LISTING:
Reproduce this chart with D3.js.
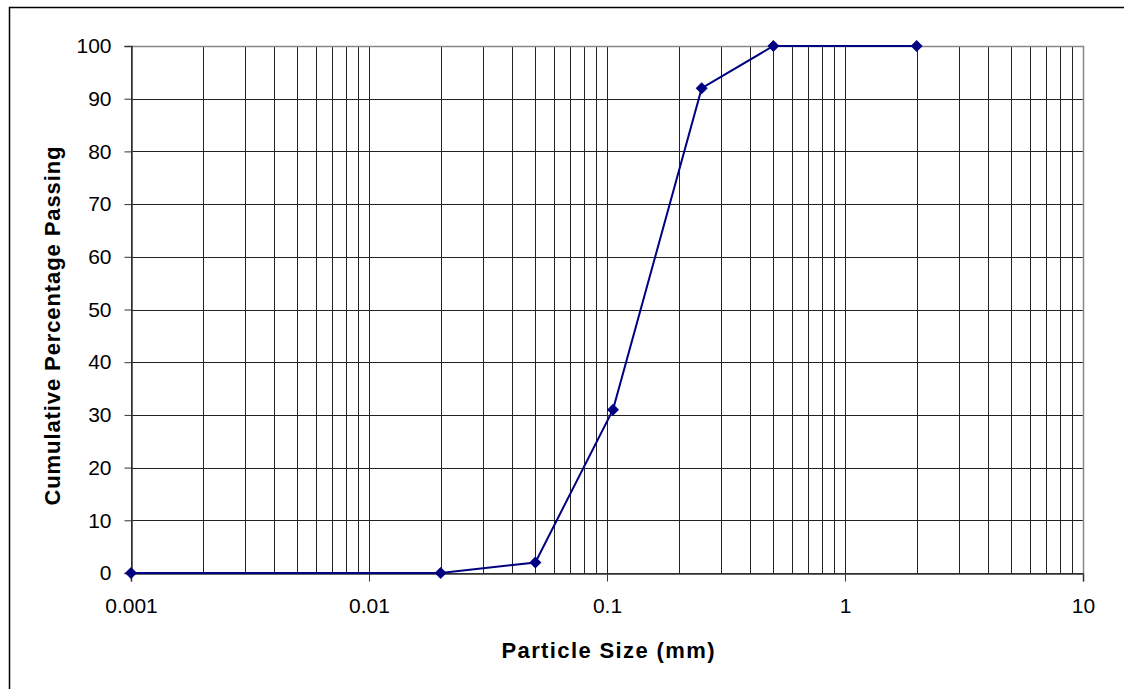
<!DOCTYPE html>
<html>
<head>
<meta charset="utf-8">
<script src="https://cdn.jsdelivr.net/npm/d3@7"></script>
<style>
  html, body { margin: 0; padding: 0; background: #fff; }
  svg { display: block; font-family: "Liberation Sans", Arial, sans-serif; }
</style>
</head>
<body>
<svg id="chart" width="1124" height="689"></svg>
<script>
// Grain size distribution: particle size (mm) vs cumulative % passing
const particleSize = [0.001, 0.02, 0.05, 0.106, 0.25, 0.5, 2];
const percentPassing = [0, 0, 2, 31, 92, 100, 100];
const xTickValues = [0.001, 0.01, 0.1, 1, 10];
const xTickLabels = ["0.001", "0.01", "0.1", "1", "10"];
const yTickValues = [0, 10, 20, 30, 40, 50, 60, 70, 80, 90, 100];

const svg = d3.select("#chart");
const W = 1124, H = 689;
const plot = { left: 131, right: 1083, top: 46, bottom: 573 };
const FONT = "'Liberation Sans', Arial, sans-serif";

// Outer chart frame
svg.append("rect")
  .attr("x", 9.5).attr("y", 7.5)
  .attr("width", W).attr("height", H)
  .attr("fill", "none").attr("stroke", "#000").attr("stroke-width", 1.5);

const x = d3.scaleLog().domain([0.001, 10]).range([plot.left, plot.right]);
const y = d3.scaleLinear().domain([0, 100]).range([plot.bottom, plot.top]);

// Vertical gridlines at every 1..9 × decade
const gridX = [];
for (let e = -3; e < 1; e++) {
  for (let m = 1; m <= 9; m++) gridX.push(m * Math.pow(10, e));
}
gridX.push(10);

const grid = svg.append("g");
grid.selectAll("line.gx").data(gridX).join("line")
  .attr("x1", d => Math.round(x(d)) + 0.5).attr("x2", d => Math.round(x(d)) + 0.5)
  .attr("y1", plot.top).attr("y2", plot.bottom)
  .attr("stroke", "#222").attr("stroke-width", 1);

grid.selectAll("line.gy").data(yTickValues).join("line")
  .attr("x1", plot.left).attr("x2", plot.right)
  .attr("y1", d => Math.round(y(d)) + 0.5).attr("y2", d => Math.round(y(d)) + 0.5)
  .attr("stroke", "#222").attr("stroke-width", 1);

// Plot border (top and right in grey)
svg.append("path")
  .attr("d", `M${plot.left},${plot.top + 0.5}H${plot.right + 0.5}V${plot.bottom}`)
  .attr("fill", "none").attr("stroke", "#888").attr("stroke-width", 1.5);

// Axes
const yAxis = d3.axisLeft(y).tickValues(yTickValues).tickSize(7).tickPadding(13);
const gy = svg.append("g").attr("transform", `translate(${plot.left + 0.5},0)`).call(yAxis);
gy.select(".domain").attr("stroke", "#333").attr("stroke-width", 1.5);
gy.selectAll(".tick line").attr("stroke", "#333");
gy.selectAll(".tick text").attr("font-size", 21).attr("fill", "#000").attr("font-family", FONT);

const xAxis = d3.axisBottom(x).tickValues(xTickValues)
  .tickFormat((d, i) => xTickLabels[i]).tickSize(8).tickPadding(17);
const gx = svg.append("g").attr("transform", `translate(0,${plot.bottom + 0.5})`).call(xAxis);
gx.select(".domain").attr("stroke", "#333").attr("stroke-width", 1.5);
gx.selectAll(".tick line").attr("stroke", "#333");
gx.selectAll(".tick text").attr("font-size", 21).attr("fill", "#000").attr("font-family", FONT);

// Axis titles
svg.append("text")
  .attr("x", 608).attr("y", 658)
  .attr("text-anchor", "middle")
  .attr("font-size", 22).attr("font-weight", "bold")
  .attr("textLength", 213).attr("lengthAdjust", "spacing")
  .text("Particle Size (mm)");

svg.append("text")
  .attr("transform", `translate(60,326) rotate(-90)`)
  .attr("text-anchor", "middle")
  .attr("font-size", 22).attr("font-weight", "bold")
  .attr("textLength", 359).attr("lengthAdjust", "spacing")
  .text("Cumulative Percentage Passing");

// Data line and diamond markers
const data = particleSize.map((d, i) => ({ s: d, p: percentPassing[i] }));
const line = d3.line().x(d => x(d.s)).y(d => y(d.p));
svg.append("path").datum(data)
  .attr("d", line).attr("fill", "none")
  .attr("stroke", "#000080").attr("stroke-width", 2);

svg.selectAll("path.mk").data(data).join("path")
  .attr("class", "mk")
  .attr("transform", d => `translate(${x(d.s)},${y(d.p)})`)
  .attr("d", "M0,-6L6,0L0,6L-6,0Z")
  .attr("fill", "#000080");
</script>
</body>
</html>
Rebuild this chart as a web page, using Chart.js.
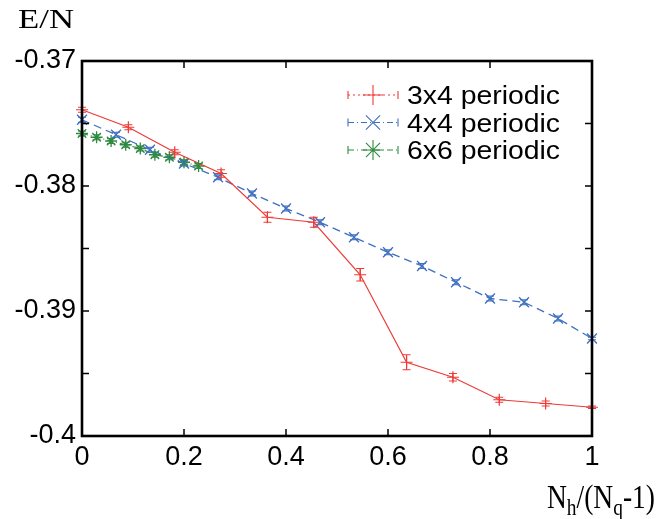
<!DOCTYPE html>
<html>
<head>
<meta charset="utf-8">
<script src="https://cdn.jsdelivr.net/npm/chart.js@4.4.1/dist/chart.umd.min.js"></script>
<style>
  html, body { margin: 0; padding: 0; background: #fff; }
  canvas { display: block; }
</style>
</head>
<body>
<canvas id="chart" width="668" height="519"></canvas>
<script>
// x = Nh/(Nq-1), y = E/N
const x3x4 = [0, 0.0909, 0.1818, 0.2727, 0.3636, 0.4545, 0.5455, 0.6364, 0.7273, 0.8182, 0.9091, 1];
const e3x4 = [-0.3739, -0.3753, -0.3773, -0.3790, -0.3825, -0.3829, -0.3871, -0.3941, -0.3953, -0.3971, -0.3974, -0.3977];
const err3x4 = [0.0002, 0.0002, 0.0002, 0.0003, 0.0004, 0.0004, 0.0005, 0.0006, 0.0003, 0.0002, 0.0002, 0.0001];

const x4x4 = [0, 0.0667, 0.1333, 0.2, 0.2667, 0.3333, 0.4, 0.4667, 0.5333, 0.6, 0.6667, 0.7333, 0.8, 0.8667, 0.9333, 1];
const e4x4 = [-0.3747, -0.3759, -0.3771, -0.3782, -0.3793, -0.3806, -0.3818, -0.3829, -0.3841, -0.3853, -0.3864, -0.3877, -0.3890, -0.3893, -0.3906, -0.3922];
const err4x4 = [0.0002, 0.0002, 0.0002, 0.0002, 0.0002, 0.0002, 0.0002, 0.0002, 0.0002, 0.0002, 0.0002, 0.0002, 0.0002, 0.0002, 0.0002, 0.0001];

const x6x6 = [0, 0.0286, 0.0571, 0.0857, 0.1143, 0.1429, 0.1714, 0.2, 0.2286];
const e6x6 = [-0.3758, -0.3761, -0.3764, -0.3767, -0.3770, -0.3775, -0.3777, -0.3781, -0.3784];
const err6x6 = [0.0002, 0.0002, 0.0002, 0.0002, 0.0002, 0.0002, 0.0002, 0.0002, 0.0002];

const seriesNames = ["3x4 periodic", "4x4 periodic", "6x6 periodic"];
const xTickLabels = [0, 0.2, 0.4, 0.6, 0.8, 1];
const yTickLabels = [-0.37, -0.38, -0.39, -0.4];
const yMinorTicks = [-0.375, -0.385, -0.395];

const SANS = "'Liberation Sans', Arial, sans-serif";
const SERIF = "'Liberation Serif', 'Times New Roman', serif";

function toPoints(xs, ys) {
  return xs.map((x, i) => ({ x: x, y: ys[i] }));
}

function findLabel(list, v) {
  const t = list.find((k) => Math.abs(k - v) < 1e-6);
  return t === undefined ? "" : String(t);
}

// draw text squeezed/stretched to a given width
function fitText(ctx, parts, size, left, baseline, width) {
  const subSize = Math.round(size * 0.7);
  let total = 0;
  parts.forEach((p) => {
    ctx.font = (p.sub ? subSize : size) + "px " + SERIF;
    p.w = ctx.measureText(p.t).width;
    total += p.w;
  });
  ctx.save();
  ctx.translate(left, baseline);
  ctx.scale(width / total, 1);
  let x = 0;
  parts.forEach((p) => {
    ctx.font = (p.sub ? subSize : size) + "px " + SERIF;
    ctx.fillText(p.t, x, p.sub ? size * 0.22 : 0);
    x += p.w;
  });
  ctx.restore();
}

const errorBars = {
  id: "errorBars",
  afterDatasetsDraw(chart) {
    const ctx = chart.ctx;
    const yScale = chart.scales.y;
    chart.data.datasets.forEach((ds, di) => {
      const meta = chart.getDatasetMeta(di);
      ctx.save();
      ctx.strokeStyle = ds.borderColor;
      ctx.lineWidth = 1.1;
      ctx.beginPath();
      meta.data.forEach((pt, i) => {
        const v = ds.data[i].y;
        const top = yScale.getPixelForValue(v + ds.errors[i]);
        const bot = yScale.getPixelForValue(v - ds.errors[i]);
        ctx.moveTo(pt.x, top);
        ctx.lineTo(pt.x, bot);
        ctx.moveTo(pt.x - 4, top);
        ctx.lineTo(pt.x + 4, top);
        ctx.moveTo(pt.x - 4, bot);
        ctx.lineTo(pt.x + 4, bot);
      });
      ctx.stroke();
      ctx.restore();
    });
  },
};

const frameAndText = {
  id: "frameAndText",
  afterDraw(chart) {
    const ctx = chart.ctx;
    const a = chart.chartArea;
    const xs = chart.scales.x;
    const ys = chart.scales.y;
    ctx.save();

    // inward tick marks on all four sides
    ctx.strokeStyle = "#000";
    ctx.lineWidth = 1.5;
    ctx.beginPath();
    yTickLabels.concat(yMinorTicks).forEach((v) => {
      const py = ys.getPixelForValue(v);
      ctx.moveTo(a.left, py);
      ctx.lineTo(a.left + 7, py);
      ctx.moveTo(a.right, py);
      ctx.lineTo(a.right - 7, py);
    });
    xTickLabels.forEach((v) => {
      const px = xs.getPixelForValue(v);
      ctx.moveTo(px, a.bottom);
      ctx.lineTo(px, a.bottom - 7);
      ctx.moveTo(px, a.top);
      ctx.lineTo(px, a.top + 7);
    });
    ctx.stroke();

    ctx.lineWidth = 2.6;
    ctx.strokeRect(a.left, a.top, a.right - a.left, a.bottom - a.top);

    // axis titles
    ctx.fillStyle = "#000";
    ctx.textBaseline = "alphabetic";
    ctx.textAlign = "left";
    fitText(ctx, [{ t: "E/N" }], 28, 18, 28, 56);
    fitText(ctx, [{ t: "N" }, { t: "h", sub: true }, { t: "/(" }, { t: "N" }, { t: "q", sub: true }, { t: "-1)" }], 34, 547, 508, 108);

    // legend
    chart.data.datasets.forEach((ds, i) => {
      const ry = 95 + i * 27.5;
      ctx.strokeStyle = ds.borderColor;
      ctx.lineWidth = 1.1;
      ctx.setLineDash(ds.legendDash);
      ctx.beginPath();
      ctx.moveTo(348, ry);
      ctx.lineTo(398, ry);
      ctx.stroke();
      ctx.setLineDash([]);
      ctx.beginPath();
      ctx.moveTo(348, ry - 4);
      ctx.lineTo(348, ry + 4);
      ctx.moveTo(398, ry - 4);
      ctx.lineTo(398, ry + 4);
      ctx.stroke();
      Chart.helpers.drawPoint(ctx, {
        pointStyle: ds.pointStyle,
        radius: 10,
        rotation: 0,
        borderWidth: 1.3,
      }, 373, ry);
      ctx.fillStyle = "#000";
      ctx.font = "26px " + SANS;
      const w = ctx.measureText(ds.label).width;
      ctx.save();
      ctx.translate(407, ry + 9);
      ctx.scale(153 / w, 1);
      ctx.fillText(ds.label, 0, 0);
      ctx.restore();
    });
    ctx.restore();
  },
};

const ctx = document.getElementById("chart").getContext("2d");
new Chart(ctx, {
  type: "line",
  data: {
    datasets: [
      {
        label: seriesNames[0],
        data: toPoints(x3x4, e3x4),
        errors: err3x4,
        borderColor: "#ee3a36",
        borderWidth: 1.2,
        pointStyle: "cross",
        pointRadius: 6,
        pointBorderWidth: 1.2,
        legendDash: [2, 3],
        clip: false,
      },
      {
        label: seriesNames[1],
        data: toPoints(x4x4, e4x4),
        errors: err4x4,
        borderColor: "#3f6fc0",
        borderWidth: 1.3,
        borderDash: [8, 5],
        pointStyle: "crossRot",
        pointRadius: 7,
        pointBorderWidth: 1.3,
        legendDash: [6, 3, 1, 3],
        clip: false,
      },
      {
        label: seriesNames[2],
        data: toPoints(x6x6, e6x6),
        errors: err6x6,
        borderColor: "#2e8a40",
        borderWidth: 1.2,
        borderDash: [6, 3, 1, 3],
        pointStyle: "star",
        pointRadius: 6,
        pointBorderWidth: 1.3,
        legendDash: [6, 3, 1, 3],
        clip: false,
      },
    ],
  },
  options: {
    responsive: false,
    animation: false,
    layout: { padding: { top: 61, right: 76, left: 0, bottom: 0 } },
    plugins: {
      legend: { display: false },
      tooltip: { enabled: false },
    },
    scales: {
      x: {
        type: "linear",
        min: 0,
        max: 1,
        grid: { display: false, drawTicks: false },
        border: { display: false },
        ticks: {
          stepSize: 0.2,
          autoSkip: false,
          maxRotation: 0,
          padding: 5,
          color: "#000",
          font: { family: SANS, size: 27 },
          callback: (v) => findLabel(xTickLabels, v),
        },
        afterFit(scale) {
          scale.height = 83;
        },
      },
      y: {
        type: "linear",
        min: -0.4,
        max: -0.37,
        grid: { display: false, drawTicks: false },
        border: { display: false },
        ticks: {
          stepSize: 0.01,
          autoSkip: false,
          padding: 6,
          color: "#000",
          font: { family: SANS, size: 27 },
          callback: (v) => findLabel(yTickLabels, v),
        },
        afterFit(scale) {
          scale.width = 82;
        },
      },
    },
  },
  plugins: [errorBars, frameAndText],
});
</script>
</body>
</html>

TASK BRIEF:
Return nothing but the lines running from the start of the data to the line with "80, 90, 100];", please, both ends included and no pictures.

RESULT OF THIS TASK:
Reproduce this chart with D3.js.
<!DOCTYPE html>
<html>
<head>
<meta charset="utf-8">
<script src="https://cdn.jsdelivr.net/npm/d3@7"></script>
<style>
  html, body { margin: 0; padding: 0; background: #fff; }
  svg { display: block; font-family: "Liberation Sans", Arial, sans-serif; }
</style>
</head>
<body>
<svg id="chart" width="1124" height="689"></svg>
<script>
// Grain size distribution: particle size (mm) vs cumulative % passing
const particleSize = [0.001, 0.02, 0.05, 0.106, 0.25, 0.5, 2];
const percentPassing = [0, 0, 2, 31, 92, 100, 100];
const xTickValues = [0.001, 0.01, 0.1, 1, 10];
const xTickLabels = ["0.001", "0.01", "0.1", "1", "10"];
const yTickValues = [0, 10, 20, 30, 40, 50, 60, 70, 80, 90, 100];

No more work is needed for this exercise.